In https://docs.huihoo.com/apache/kafka/confluent/3.1/clients/consumer.html, it is mentioned "In this example, we trigger a synchronous commit every 1000 messages. The second argument to rd_kafka_commit is the list of offsets to be committed; if set to NULL, librdkafka will commit the latest offsets for the assigned positions. The third argument in rd_kafka_commit is a flag which controls whether this call is asynchronous. We could also trigger the commit on expiration of a timeout to ensure there the committed position is updated regularly." I have not enough knowledge in Kafka to figure out what should be the best fix ( time based vs item count commit, asynchronous/synchronous), hope this helps anyway

It seems related to https://github.com/fluent/fluent-bit/issues/8400

Mar 05 '24 10:03 simontilmant

This issue is stale because it has been open 90 days with no activity. Remove stale label or comment or this will be closed in 5 days. Maintainers can add the exempt-stale label.

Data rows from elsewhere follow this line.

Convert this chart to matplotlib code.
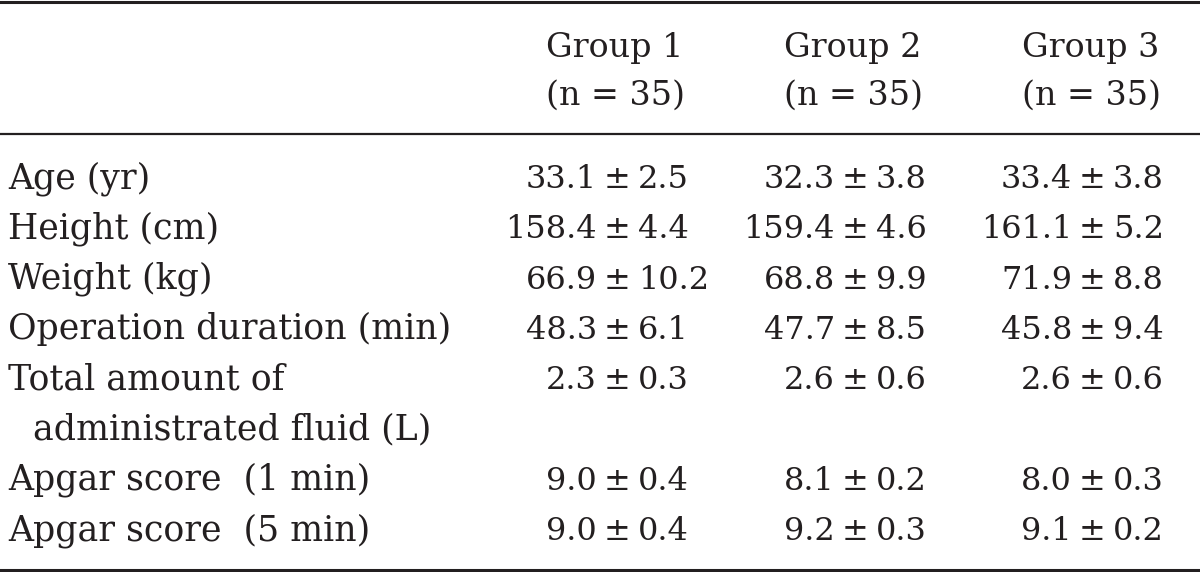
import matplotlib.pyplot as plt

# table content
row_labels = ["Age (yr)", "Height (cm)", "Weight (kg)", "Operation duration (min)",
              "Total amount of", "Apgar score  (1 min)", "Apgar score  (5 min)"]
label_wrap = {4: "administrated fluid (L)"}   # second line of a long label
group_names = ["Group 1", "Group 2", "Group 3"]
group_n = [35, 35, 35]
means = [
    [33.1, 32.3, 33.4],
    [158.4, 159.4, 161.1],
    [66.9, 68.8, 71.9],
    [48.3, 47.7, 45.8],
    [2.3, 2.6, 2.6],
    [9.0, 8.1, 8.0],
    [9.0, 9.2, 9.1],
]
sds = [
    [2.5, 3.8, 3.8],
    [4.4, 4.6, 5.2],
    [10.2, 9.9, 8.8],
    [6.1, 8.5, 9.4],
    [0.3, 0.6, 0.6],
    [0.4, 0.2, 0.3],
    [0.4, 0.3, 0.2],
]

ink = "#231f20"
font = "DejaVu Serif"
fs_text = 25
fs_head = 24
fs_num = 23

fig = plt.figure(figsize=(12, 5.72), dpi=100)
ax = fig.add_axes([0, 0, 1, 1])
ax.set_xlim(0, 1200)
ax.set_ylim(572, 0)
ax.axis("off")

# horizontal rules
ax.axhline(2, color=ink, lw=2.2)
ax.axhline(134, color=ink, lw=1.6)
ax.axhline(569.5, color=ink, lw=2.2)

# column layout (pixel units)
pm_x = [617, 855, 1092]
head_x = [615, 853, 1091]
line_step = 50.3
first_base = 188

for i, g in enumerate(group_names):
    ax.text(head_x[i], 57, g, ha="center", va="baseline",
            fontsize=fs_head, family=font, color=ink)
    ax.text(head_x[i], 105, f"(n = {group_n[i]})", ha="center", va="baseline",
            fontsize=fs_head, family=font, color=ink)

line = 0
for r, lab in enumerate(row_labels):
    y = first_base + line * line_step
    ax.text(8, y, lab, ha="left", va="baseline", fontsize=fs_text,
            family=font, color=ink)
    for c in range(3):
        ax.text(pm_x[c] - 20, y, f"{means[r][c]:.1f}", ha="right", va="baseline",
                fontsize=fs_num, family=font, color=ink)
        ax.text(pm_x[c], y, "±", ha="center", va="baseline",
                fontsize=fs_num, family=font, color=ink)
        ax.text(pm_x[c] + 21, y, f"{sds[r][c]:.1f}", ha="left", va="baseline",
                fontsize=fs_num, family=font, color=ink)
    line += 1
    if r in label_wrap:
        y = first_base + line * line_step
        ax.text(33, y, label_wrap[r], ha="left", va="baseline",
                fontsize=fs_text, family=font, color=ink)
        line += 1

fig.savefig("out.png", dpi=100)
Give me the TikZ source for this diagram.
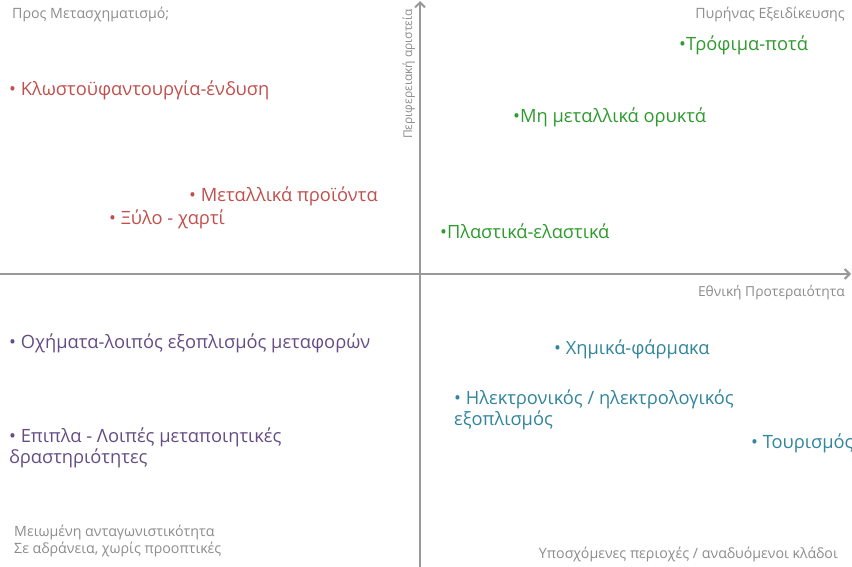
\documentclass[tikz,border=0pt]{standalone}
\usepackage{fontspec}
\setmainfont{Open Sans}
\usetikzlibrary{arrows.meta}
\definecolor{axisgray}{HTML}{999999}
\definecolor{lblgray}{HTML}{8C8C8C}
\definecolor{cred}{HTML}{C0504D}
\definecolor{cgreen}{HTML}{2E9B2E}
\definecolor{cpurple}{HTML}{654C85}
\definecolor{cteal}{HTML}{31859C}
\begin{document}
\begin{tikzpicture}[x=1pt,y=-1pt,
  axis/.style={draw=axisgray,line width=2.6pt,-{Straight Barb[length=5pt,width=10pt,line width=2pt]}},
  lbl/.style={text=lblgray,font=\fontsize{14.2}{17}\selectfont,inner sep=0pt},
  item/.style={font=\fontsize{18.3}{21}\selectfont,inner sep=0pt,anchor=base west,align=left},
  ired/.style={item,text=cred},
  igreen/.style={item,text=cgreen},
  ipurple/.style={item,text=cpurple},
  iteal/.style={item,text=cteal}]
\useasboundingbox (0,0) rectangle (852,567);
\coordinate (xs) at (0,274);
\coordinate (xe) at (851,274);
\coordinate (ys) at (420,567);
\coordinate (ye) at (420,1);
\draw[axis] (xs) -- (xe);
\draw[axis] (ys) -- (ye);
% corner labels
\node[lbl,anchor=base west] (tl) at (12,19) {Προς Μετασχηματισμό;};
\node[lbl,anchor=base east] (tr) at (845,19) {Πυρήνας Εξειδίκευσης};
\node[lbl,anchor=base,rotate=90,font=\fontsize{12}{14}\selectfont] (ylab) at (412,74) {Περιφερειακή αριστεία};
\node[lbl,anchor=base east,font=\fontsize{13.8}{17}\selectfont] (xlab) at (845,296) {Εθνική Προτεραιότητα};
\node[lbl,anchor=base west,align=left] (bl) at (14,553) {Μειωμένη ανταγωνιστικότητα\\Σε αδράνεια, χωρίς προοπτικές};
\node[lbl,anchor=base east] (br) at (838,558) {Υποσχόμενες περιοχές / αναδυόμενοι κλάδοι};
% red
\node[ired] (r1) at (9,96) {• Κλωστοϋφαντουργία-ένδυση};
\node[ired] (r2) at (189,201) {• Μεταλλικά προϊόντα};
\node[ired] (r3) at (109,225) {• Ξύλο - χαρτί};
% green
\node[igreen] (g1) at (679,51) {•Τρόφιμα-ποτά};
\node[igreen] (g2) at (513,123) {•Μη μεταλλικά ορυκτά};
\node[igreen] (g3) at (440,238) {•Πλαστικά-ελαστικά};
% purple
\node[ipurple] (p1) at (9,348) {• Οχήματα-λοιπός εξοπλισμός μεταφορών};
\node[ipurple] (p2) at (9,463) {• Επιπλα - Λοιπές μεταποιητικές\\δραστηριότητες};
% teal
\node[iteal] (t1) at (554,354) {• Χημικά-φάρμακα};
\node[iteal] (t2) at (454,425) {• Ηλεκτρονικός / ηλεκτρολογικός\\εξοπλισμός};
\node[iteal] (t3) at (751,448) {• Τουρισμός};
\end{tikzpicture}
\end{document}
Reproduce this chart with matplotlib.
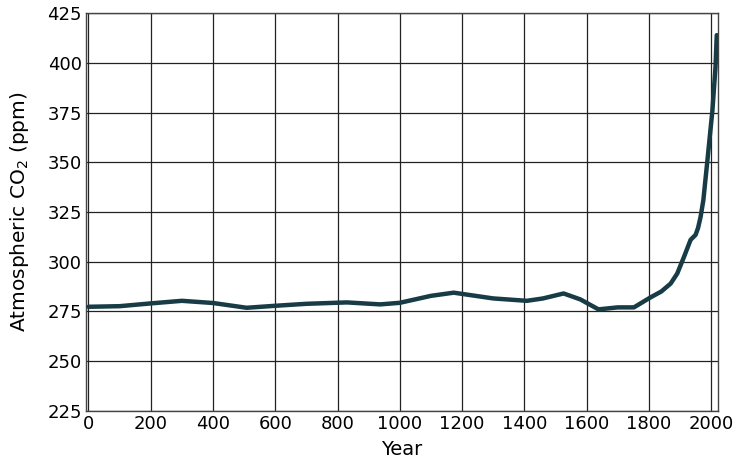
import matplotlib
matplotlib.use("Agg")
import matplotlib.pyplot as plt

plt.rcParams['font.family'] = ['DejaVu Sans']

# CO2 record
years = [0, 100, 200, 300, 400, 508, 600, 700, 830, 937, 1000, 1100, 1173,
         1300, 1408, 1460, 1526, 1580, 1638, 1700, 1752, 1805, 1840, 1870,
         1891, 1913, 1934, 1950, 1958, 1966, 1975, 1988, 2004, 2014, 2018]
co2 = [277.3, 277.6, 279.0, 280.3, 279.2, 276.8, 277.8, 278.8, 279.5, 278.5,
       279.3, 282.8, 284.4, 281.5, 280.3, 281.5, 284.0, 281.0, 276.0, 277.0,
       277.0, 282.0, 285.0, 289.0, 294.0, 302.5, 311.0, 313.5, 317.0, 322.5,
       331.0, 351.0, 376.0, 398.0, 414.0]

xticks = [0, 200, 400, 600, 800, 1000, 1200, 1400, 1600, 1800, 2000]
yticks = [225, 250, 275, 300, 325, 350, 375, 400, 425]

fig = plt.figure(figsize=(7.45, 4.65), dpi=100)
ax = fig.add_axes([86/745, 1 - 410.7/465, (718 - 86)/745, (410.7 - 13.3)/465])

ax.plot(years, co2, color='#173c46', lw=3.2, solid_capstyle='round', zorder=3)

ax.set_xlim(-8, 2022)
ax.set_ylim(225, 425)
ax.set_xticks(xticks)
ax.set_yticks(yticks)
ax.grid(True, color='#222222', lw=0.9)
ax.tick_params(length=0, labelsize=13, pad=3)
for s in ax.spines.values():
    s.set_color('#444444')
    s.set_linewidth(1.0)

ax.set_xlabel('Year', fontsize=14, labelpad=5)
ax.set_ylabel('Atmospheric CO$_2$ (ppm)', fontsize=14.5, labelpad=12)

fig.savefig('out.png', dpi=100)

Jun 08 '24 01:06 github-actions[bot]

This issue was closed because it has been stalled for 5 days with no activity.

Jun 13 '24 01:06 github-actions[bot]

cc: @lecaros

Oct 11 '24 20:10 edsiper

any update ?

Oct 23 '24 06:10 weily2

#9726 I have created a PR for this. It added an option to enable auto-commit to reach high throughput.

Dec 19 '24 04:12 lyhgo

This issue is stale because it has been open 90 days with no activity. Remove stale label or comment or this will be closed in 5 days. Maintainers can add the exempt-stale label.

Mar 22 '25 02:03 github-actions[bot]

This issue was closed because it has been stalled for 5 days with no activity.

Mar 27 '25 02:03 github-actions[bot]